La sexualité des femmes dans le couple change
Les femmes ont aussi gagné en autonomie et il leur est plus facile de refuser un rapport sexuel. La notion de « devoir conjugal » s’éloigne pour permettre aux femmes de se demander si elles ont vraiment envie et de verbaliser leur désir ou leur absence de désir. Les femmes assument de plus en plus leur absence de désir et de plus, elles ont la capacité financière de dire « non » et de divorcer.
Il n’y avait pas ce choix auparavant. Le devoir conjugal était même inscrit dans des manuels donnés aux femmes pour leur faire comprendre que donner du plaisir à son mari était leur rôle ! En 2024, ce rôle de la ménagère au foyer a volé en éclat et on parle plutôt de retrouver le chemin du plaisir. Celui d’en recevoir et d’en donner.
Doit-on s’inquiéter de la baisse de la sexualité, de ce manque d'amour physique des Français ?

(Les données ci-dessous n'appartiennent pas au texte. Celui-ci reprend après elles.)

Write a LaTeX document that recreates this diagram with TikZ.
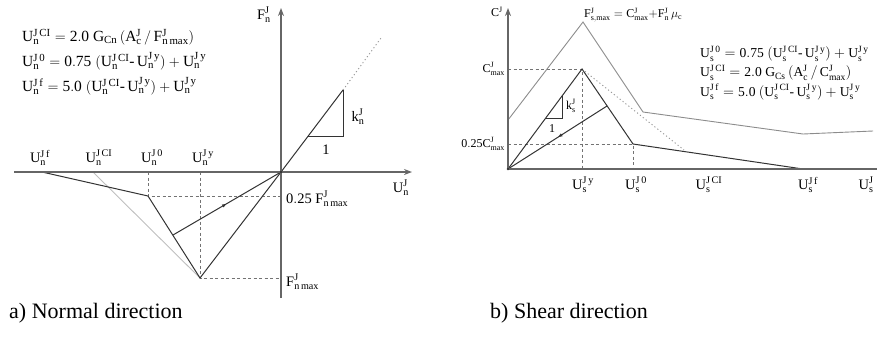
\documentclass[tikz,border=0pt]{standalone}
\usepackage{fontspec}
\setmainfont{Liberation Serif}
\usetikzlibrary{arrows.meta,decorations.markings}
\newcommand{\hy}{\mbox{-}\,}
\begin{document}
\begin{tikzpicture}[x=1pt,y=-1pt,
 axis/.style={draw=black!60, line width=1.5pt, -{Stealth[length=8pt,width=6pt]}},
 axisplain/.style={draw=black!60, line width=1.5pt},
 curve/.style={draw=black!80, line width=1pt},
 light/.style={draw=black!25, line width=0.9pt},
 upper/.style={draw=black!45, line width=0.9pt},
 guide/.style={draw=black!55, dash pattern=on 3pt off 2.5pt, line width=0.5pt},
 dotline/.style={draw=black!40, dash pattern=on 1.2pt off 2.5pt, line width=0.9pt},
 lbl/.style={font=\fontsize{14.5}{16}\selectfont, inner sep=1pt},
 sml/.style={font=\fontsize{12}{14}\selectfont, inner sep=1pt},
 frm/.style={font=\fontsize{15.5}{17}\selectfont, anchor=west, inner sep=0pt},
 frmr/.style={font=\fontsize{13.6}{15}\selectfont, anchor=west, inner sep=0pt},
 captext/.style={font=\fontsize{22}{24}\selectfont, anchor=west, inner sep=0pt},
 unload/.style={curve, postaction={decorate}, decoration={markings, mark=at position 0.5 with {\arrow{Latex[length=5pt,width=3.5pt]}}}}
]
\useasboundingbox (0,0) rectangle (877,338);

% ================= left panel: normal direction =================
\coordinate (O1) at (281,172);
\coordinate (xL) at (14,172);
\coordinate (xR) at (412,172);
\coordinate (yB) at (281,298);
\coordinate (yT) at (281,8);
\coordinate (Pk) at (343,90);
\coordinate (Pd) at (381,38);
\coordinate (T1) at (308,136);
\coordinate (T2) at (343,136);
\coordinate (Uf) at (42,172);
\coordinate (CI) at (93,172);
\coordinate (U0) at (148,196);
\coordinate (U0a) at (148,172);
\coordinate (Uy) at (200,278);
\coordinate (Uya) at (200,172);
\coordinate (Q1) at (281,196);
\coordinate (Q2) at (281,278);
\coordinate (R1) at (173,235);

\draw[guide] (U0a) -- (U0) -- (Q1);
\draw[guide] (Uya) -- (Uy) -- (Q2);
\draw[light] (CI) -- (Uy);
\draw[curve] (O1) -- (Uy) -- (U0) -- (Uf);
\draw[unload] (R1) -- (O1);
\draw[curve] (O1) -- (Pk);
\draw[dotline] (Pk) -- (Pd);
\draw[curve, line width=0.6pt] (T1) -- (T2) -- (Pk);
\draw[axis] (xL) -- (xR);
\draw[axis] (yB) -- (yT);
\fill[black!80] (O1) circle (1.4pt);

\node[lbl] (lFn) at (264,15) {$\mathrm{F_n^J}$};
\node[lbl] (lUn) at (401,188) {$\mathrm{U_n^J}$};
\node[lbl] (lk) at (358,117) {$\mathrm{k_n^J}$};
\node[lbl] (l1) at (326,150) {1};
\node[lbl] (lUf) at (40,158) {$\mathrm{U_n^{J\,f}}$};
\node[lbl] (lUCI) at (99,158) {$\mathrm{U_n^{J\,CI}}$};
\node[lbl] (lU0) at (152,158) {$\mathrm{U_n^{J\,0}}$};
\node[lbl] (lUy) at (203,158) {$\mathrm{U_n^{J\,y}}$};
\node[lbl, anchor=west] (l025) at (285,199) {$\mathrm{0.25\ F_{n\,max}^J}$};
\node[lbl, anchor=west] (lFmax) at (285,282) {$\mathrm{F_{n\,max}^J}$};

\node[frm] (f1) at (22,37) {$\mathrm{U_n^{J\,CI} = 2.0\ G_{Cn}\,(A_c^J\,/\,F_{n\,max}^J)}$};
\node[frm] (f2) at (22,61) {$\mathrm{U_n^{J\,0} = 0.75\ (U_n^{J\,CI}\hy U_n^{J\,y}) + U_n^{J\,y}}$};
\node[frm] (f3) at (22,86) {$\mathrm{U_n^{J\,f} = 5.0\ (U_n^{J\,CI}\hy U_n^{J\,y}) + U_n^{J\,y}}$};

% ================= right panel: shear direction =================
\coordinate (O2) at (508,169);
\coordinate (sxR) at (877,169);
\coordinate (syT) at (508,8);
\coordinate (Sp) at (582,69);
\coordinate (Spa) at (582,169);
\coordinate (Sk) at (633,144);
\coordinate (Ska) at (633,169);
\coordinate (Sf) at (803,169);
\coordinate (Cm) at (508,69);
\coordinate (Cq) at (508,144);
\coordinate (A0) at (508,120);
\coordinate (A1) at (583,22);
\coordinate (A2) at (643,112);
\coordinate (A3) at (803,134);
\coordinate (A4) at (873,131);
\coordinate (D1) at (684,150);
\coordinate (R2) at (607,106);
\coordinate (S1) at (546,118);
\coordinate (S2) at (562,118);
\coordinate (S3) at (562,96);

\draw[guide] (Cm) -- (Sp) -- (Spa);
\draw[guide] (Cq) -- (Sk) -- (Ska);
\draw[upper] (A0) -- (A1) -- (A2) -- (A3) -- (A4);
\draw[dotline] (Sp) -- (D1);
\draw[curve] (O2) -- (Sp) -- (Sk) -- (Sf);
\draw[unload] (R2) -- (O2);
\draw[curve, line width=0.6pt] (S1) -- (S2) -- (S3);
\draw[axisplain] (O2) -- (sxR);
\draw[axis] (O2) -- (syT);
\fill[black!80] (O2) circle (1.4pt);

\node[sml] (lC) at (497,12) {$\mathrm{C^J}$};
\node[sml, anchor=east] (lCm) at (506,69) {$\mathrm{C_{max}^J}$};
\node[sml, anchor=east] (lCq) at (506,144) {$\mathrm{0.25C_{max}^J}$};
\node[sml, anchor=west] (lFs) at (583,15) {$\mathrm{F_{s,max}^J = C_{max}^J{+}F_n^J\,\mu_c}$};
\node[sml] (lks) at (571,106) {$\mathrm{k_s^J}$};
\node[sml] (l1s) at (552,129) {1};
\node[lbl] (lSy) at (583,185) {$\mathrm{U_s^{J\,y}}$};
\node[lbl] (lS0) at (636,185) {$\mathrm{U_s^{J\,0}}$};
\node[lbl] (lSCI) at (709,185) {$\mathrm{U_s^{J\,CI}}$};
\node[lbl] (lSf) at (808,185) {$\mathrm{U_s^{J\,f}}$};
\node[lbl] (lUs) at (866,185) {$\mathrm{U_s^J}$};

\node[frmr] (g1) at (700,54) {$\mathrm{U_s^{J\,0} = 0.75\ (U_s^{J\,CI}\hy U_s^{J\,y}) + U_s^{J\,y}}$};
\node[frmr] (g2) at (700,73) {$\mathrm{U_s^{J\,CI} = 2.0\ G_{Cs}\,(A_c^J\,/\,C_{max}^J)}$};
\node[frmr] (g3) at (700,92) {$\mathrm{U_s^{J\,f} = 5.0\ (U_s^{J\,CI}\hy U_s^{J\,y}) + U_s^{J\,y}}$};

% ================= captions =================
\node[captext] (ca) at (9,313) {a) Normal direction};
\node[captext] (cb) at (490,313) {b) Shear direction};
\end{tikzpicture}
\end{document}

Sur un plan sociétal et politique sans doute car la baisse des relations sexuelles a un impact sur la natalité et sur nos retraites. Mais au niveau relationnel, au niveau du couple tout dépend comment cette baisse est vécue par les différents partenaires. S’il n’y a pas de frustration, il n’y a pas sujet à s’inquiéter. Le couple va bien. Mais s’il y a une frustration non exprimée, des non-dits, cela risque fort d'être un ferment de disputes larvées parce qu’il n’y aura pas satisfaction. Ce sont ces personnes seules ou en couple, que je rencontre dans ma pratique de sexothérapie en cabinet ou en visio conférence.